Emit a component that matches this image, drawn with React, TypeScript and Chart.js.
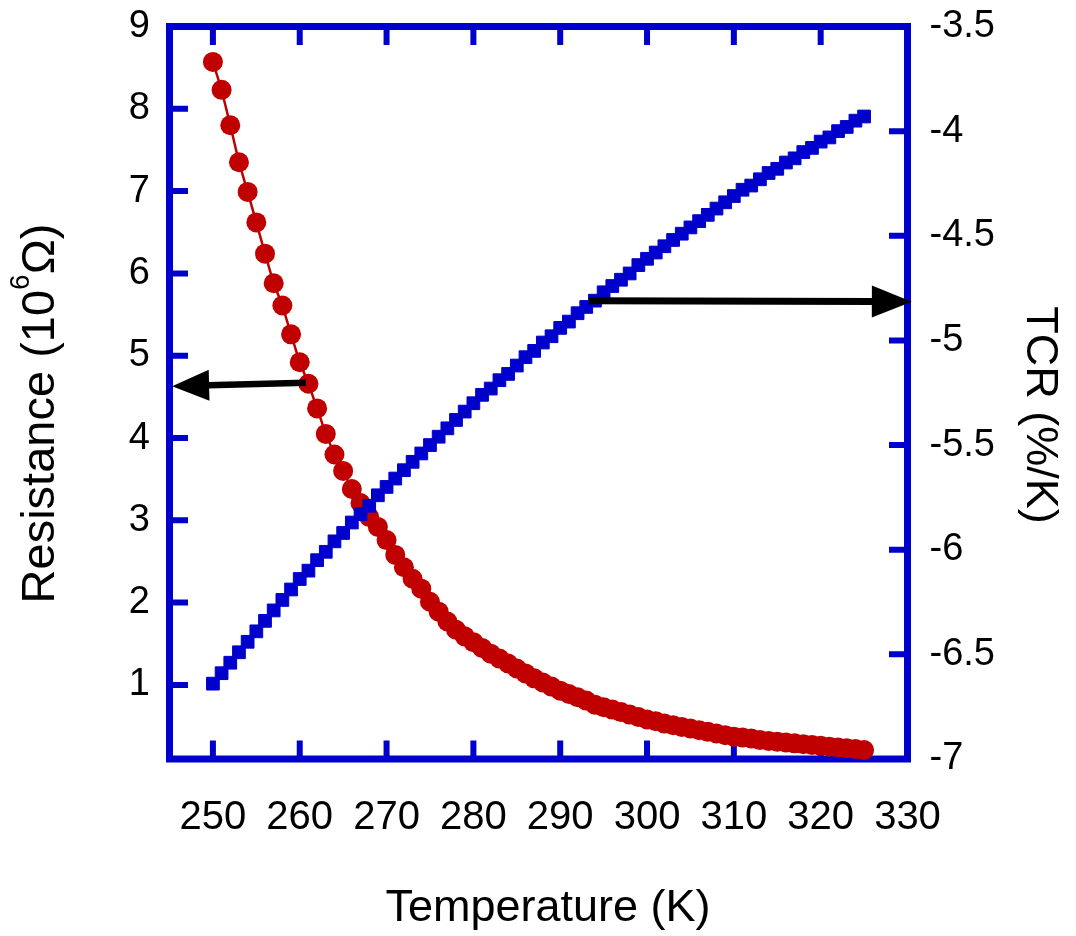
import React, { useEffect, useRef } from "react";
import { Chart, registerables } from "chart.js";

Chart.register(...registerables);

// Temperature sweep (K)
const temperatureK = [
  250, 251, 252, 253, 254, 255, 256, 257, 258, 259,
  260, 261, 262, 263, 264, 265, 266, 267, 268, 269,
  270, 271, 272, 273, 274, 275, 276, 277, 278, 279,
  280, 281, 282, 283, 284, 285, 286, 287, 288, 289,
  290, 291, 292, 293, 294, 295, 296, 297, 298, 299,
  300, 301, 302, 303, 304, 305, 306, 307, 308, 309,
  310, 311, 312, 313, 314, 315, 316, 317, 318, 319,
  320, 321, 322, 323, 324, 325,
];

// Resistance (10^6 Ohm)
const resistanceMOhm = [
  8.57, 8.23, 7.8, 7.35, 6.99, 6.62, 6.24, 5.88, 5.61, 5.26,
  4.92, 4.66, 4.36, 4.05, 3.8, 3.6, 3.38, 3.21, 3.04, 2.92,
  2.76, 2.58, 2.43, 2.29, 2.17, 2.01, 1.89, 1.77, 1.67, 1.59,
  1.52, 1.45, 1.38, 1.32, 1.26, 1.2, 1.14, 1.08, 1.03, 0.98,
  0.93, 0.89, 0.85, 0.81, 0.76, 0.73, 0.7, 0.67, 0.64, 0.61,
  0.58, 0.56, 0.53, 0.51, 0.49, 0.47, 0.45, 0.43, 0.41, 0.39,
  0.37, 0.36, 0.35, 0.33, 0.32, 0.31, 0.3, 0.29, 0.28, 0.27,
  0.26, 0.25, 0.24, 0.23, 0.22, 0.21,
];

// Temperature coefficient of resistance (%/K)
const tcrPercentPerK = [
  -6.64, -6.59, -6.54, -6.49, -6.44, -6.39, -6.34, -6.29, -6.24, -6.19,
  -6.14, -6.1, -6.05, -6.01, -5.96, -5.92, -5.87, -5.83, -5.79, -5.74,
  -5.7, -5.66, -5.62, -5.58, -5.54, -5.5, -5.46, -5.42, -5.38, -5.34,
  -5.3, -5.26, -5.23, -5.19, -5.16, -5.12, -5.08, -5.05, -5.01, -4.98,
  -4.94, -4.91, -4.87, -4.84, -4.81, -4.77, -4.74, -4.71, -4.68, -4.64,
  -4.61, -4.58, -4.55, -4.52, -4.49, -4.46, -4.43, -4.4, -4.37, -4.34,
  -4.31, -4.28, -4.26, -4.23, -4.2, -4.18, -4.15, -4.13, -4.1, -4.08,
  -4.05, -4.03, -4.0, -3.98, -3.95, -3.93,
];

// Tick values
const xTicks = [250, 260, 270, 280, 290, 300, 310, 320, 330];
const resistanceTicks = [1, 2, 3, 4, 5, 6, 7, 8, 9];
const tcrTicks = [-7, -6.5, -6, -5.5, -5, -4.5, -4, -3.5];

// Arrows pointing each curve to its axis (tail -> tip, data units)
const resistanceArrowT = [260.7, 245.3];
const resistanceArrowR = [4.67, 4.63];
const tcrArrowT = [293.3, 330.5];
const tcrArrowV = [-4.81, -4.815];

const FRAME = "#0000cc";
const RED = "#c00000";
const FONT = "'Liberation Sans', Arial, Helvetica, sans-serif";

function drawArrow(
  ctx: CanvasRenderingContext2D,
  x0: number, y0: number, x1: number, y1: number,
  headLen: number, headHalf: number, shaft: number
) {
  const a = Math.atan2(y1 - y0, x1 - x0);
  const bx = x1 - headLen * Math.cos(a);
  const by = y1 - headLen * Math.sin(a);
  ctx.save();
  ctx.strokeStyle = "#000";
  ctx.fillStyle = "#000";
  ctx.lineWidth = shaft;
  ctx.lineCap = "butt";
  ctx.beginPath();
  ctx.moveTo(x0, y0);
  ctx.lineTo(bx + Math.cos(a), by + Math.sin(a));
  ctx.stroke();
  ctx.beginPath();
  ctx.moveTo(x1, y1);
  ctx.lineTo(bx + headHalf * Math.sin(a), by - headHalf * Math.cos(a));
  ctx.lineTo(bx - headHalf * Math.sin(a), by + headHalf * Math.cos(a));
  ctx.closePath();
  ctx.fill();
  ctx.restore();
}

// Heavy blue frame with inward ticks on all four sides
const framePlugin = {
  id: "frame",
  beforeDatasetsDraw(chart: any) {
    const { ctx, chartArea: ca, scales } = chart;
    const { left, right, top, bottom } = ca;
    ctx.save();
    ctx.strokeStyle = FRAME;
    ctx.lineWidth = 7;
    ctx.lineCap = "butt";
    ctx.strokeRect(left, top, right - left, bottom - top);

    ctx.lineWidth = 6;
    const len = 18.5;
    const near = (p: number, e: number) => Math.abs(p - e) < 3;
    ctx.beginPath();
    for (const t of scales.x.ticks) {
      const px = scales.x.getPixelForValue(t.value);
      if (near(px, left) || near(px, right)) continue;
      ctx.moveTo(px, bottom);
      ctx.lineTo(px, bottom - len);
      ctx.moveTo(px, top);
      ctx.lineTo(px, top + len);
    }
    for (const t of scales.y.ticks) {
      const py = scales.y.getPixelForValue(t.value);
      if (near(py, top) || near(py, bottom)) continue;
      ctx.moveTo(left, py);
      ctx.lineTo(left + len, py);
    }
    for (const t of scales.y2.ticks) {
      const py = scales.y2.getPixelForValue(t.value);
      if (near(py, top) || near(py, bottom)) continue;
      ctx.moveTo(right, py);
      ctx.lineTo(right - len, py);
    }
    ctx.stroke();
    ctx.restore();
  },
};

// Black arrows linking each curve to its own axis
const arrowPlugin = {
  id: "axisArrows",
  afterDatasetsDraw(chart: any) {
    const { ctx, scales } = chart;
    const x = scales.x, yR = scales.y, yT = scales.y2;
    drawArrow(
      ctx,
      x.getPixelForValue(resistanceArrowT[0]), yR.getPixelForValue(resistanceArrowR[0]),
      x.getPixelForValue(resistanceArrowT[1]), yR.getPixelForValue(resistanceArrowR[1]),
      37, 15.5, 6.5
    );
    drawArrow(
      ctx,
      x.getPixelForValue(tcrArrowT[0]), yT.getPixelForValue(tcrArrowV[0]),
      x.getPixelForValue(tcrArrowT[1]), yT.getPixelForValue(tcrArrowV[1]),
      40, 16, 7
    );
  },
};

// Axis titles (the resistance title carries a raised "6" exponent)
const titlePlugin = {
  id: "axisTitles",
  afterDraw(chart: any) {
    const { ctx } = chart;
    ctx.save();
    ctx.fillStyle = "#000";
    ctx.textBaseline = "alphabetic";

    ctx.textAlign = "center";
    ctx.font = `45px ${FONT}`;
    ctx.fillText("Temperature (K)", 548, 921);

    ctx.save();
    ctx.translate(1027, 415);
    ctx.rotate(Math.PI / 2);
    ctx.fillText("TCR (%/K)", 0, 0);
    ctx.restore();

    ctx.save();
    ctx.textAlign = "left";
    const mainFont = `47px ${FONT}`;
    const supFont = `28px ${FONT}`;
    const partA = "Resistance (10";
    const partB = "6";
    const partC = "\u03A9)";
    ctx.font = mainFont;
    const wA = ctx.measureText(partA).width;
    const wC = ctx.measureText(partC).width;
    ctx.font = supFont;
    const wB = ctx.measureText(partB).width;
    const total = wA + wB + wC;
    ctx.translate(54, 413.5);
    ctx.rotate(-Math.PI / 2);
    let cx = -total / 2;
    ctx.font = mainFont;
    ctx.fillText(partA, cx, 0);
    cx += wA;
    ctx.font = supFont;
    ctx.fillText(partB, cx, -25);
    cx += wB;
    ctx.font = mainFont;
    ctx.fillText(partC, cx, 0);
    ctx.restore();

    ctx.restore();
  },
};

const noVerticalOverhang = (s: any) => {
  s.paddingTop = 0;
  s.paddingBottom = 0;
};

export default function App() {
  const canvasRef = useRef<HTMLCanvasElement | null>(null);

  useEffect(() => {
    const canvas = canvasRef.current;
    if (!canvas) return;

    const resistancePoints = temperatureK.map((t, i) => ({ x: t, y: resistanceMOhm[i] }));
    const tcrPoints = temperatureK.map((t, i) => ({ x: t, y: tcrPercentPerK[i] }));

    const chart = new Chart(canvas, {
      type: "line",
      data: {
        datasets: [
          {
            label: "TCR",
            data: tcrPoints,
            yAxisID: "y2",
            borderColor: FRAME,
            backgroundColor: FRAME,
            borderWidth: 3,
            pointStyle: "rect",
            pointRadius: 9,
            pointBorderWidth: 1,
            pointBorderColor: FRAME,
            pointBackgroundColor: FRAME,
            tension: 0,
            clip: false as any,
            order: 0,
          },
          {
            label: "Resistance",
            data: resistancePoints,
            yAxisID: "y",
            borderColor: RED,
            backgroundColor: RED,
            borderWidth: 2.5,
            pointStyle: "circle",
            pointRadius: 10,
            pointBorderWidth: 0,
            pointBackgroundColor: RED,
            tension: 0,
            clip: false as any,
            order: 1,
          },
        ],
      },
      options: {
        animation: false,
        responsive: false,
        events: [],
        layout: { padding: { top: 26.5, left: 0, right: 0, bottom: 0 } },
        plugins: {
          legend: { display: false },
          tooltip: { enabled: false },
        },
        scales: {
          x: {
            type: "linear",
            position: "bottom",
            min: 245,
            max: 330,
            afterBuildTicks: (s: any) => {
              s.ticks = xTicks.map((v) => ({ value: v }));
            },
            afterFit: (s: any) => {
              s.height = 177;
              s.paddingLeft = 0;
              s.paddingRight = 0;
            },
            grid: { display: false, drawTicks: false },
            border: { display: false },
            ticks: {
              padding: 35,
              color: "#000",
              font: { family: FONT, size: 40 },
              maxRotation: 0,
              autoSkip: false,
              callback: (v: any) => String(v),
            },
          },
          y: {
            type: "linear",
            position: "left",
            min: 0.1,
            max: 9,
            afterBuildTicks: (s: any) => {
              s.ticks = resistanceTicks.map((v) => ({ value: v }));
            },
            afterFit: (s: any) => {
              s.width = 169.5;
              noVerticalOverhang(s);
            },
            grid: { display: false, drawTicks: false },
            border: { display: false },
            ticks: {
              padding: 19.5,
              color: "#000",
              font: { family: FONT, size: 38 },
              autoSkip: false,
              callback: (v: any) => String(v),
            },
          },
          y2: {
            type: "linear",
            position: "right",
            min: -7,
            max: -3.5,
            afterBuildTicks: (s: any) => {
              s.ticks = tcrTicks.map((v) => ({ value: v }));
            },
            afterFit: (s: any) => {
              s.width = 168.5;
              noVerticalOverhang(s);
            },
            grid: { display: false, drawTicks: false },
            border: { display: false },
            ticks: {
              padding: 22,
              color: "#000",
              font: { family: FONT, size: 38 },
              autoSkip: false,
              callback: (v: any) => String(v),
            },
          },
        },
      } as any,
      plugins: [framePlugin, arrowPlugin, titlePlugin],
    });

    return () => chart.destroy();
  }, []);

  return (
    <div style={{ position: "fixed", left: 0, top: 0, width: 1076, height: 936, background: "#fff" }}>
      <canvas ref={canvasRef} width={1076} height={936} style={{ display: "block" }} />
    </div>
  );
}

Required task: Repeat exactly and only the lines from the start of the data above through the line that holds "Chart.register(...registerables);", inclusive. Pictures do not belong in the copy.

Exercise result:
Emit a component that matches this image, drawn with React, TypeScript and Chart.js.
import React, { useEffect, useRef } from "react";
import { Chart, registerables } from "chart.js";

Chart.register(...registerables);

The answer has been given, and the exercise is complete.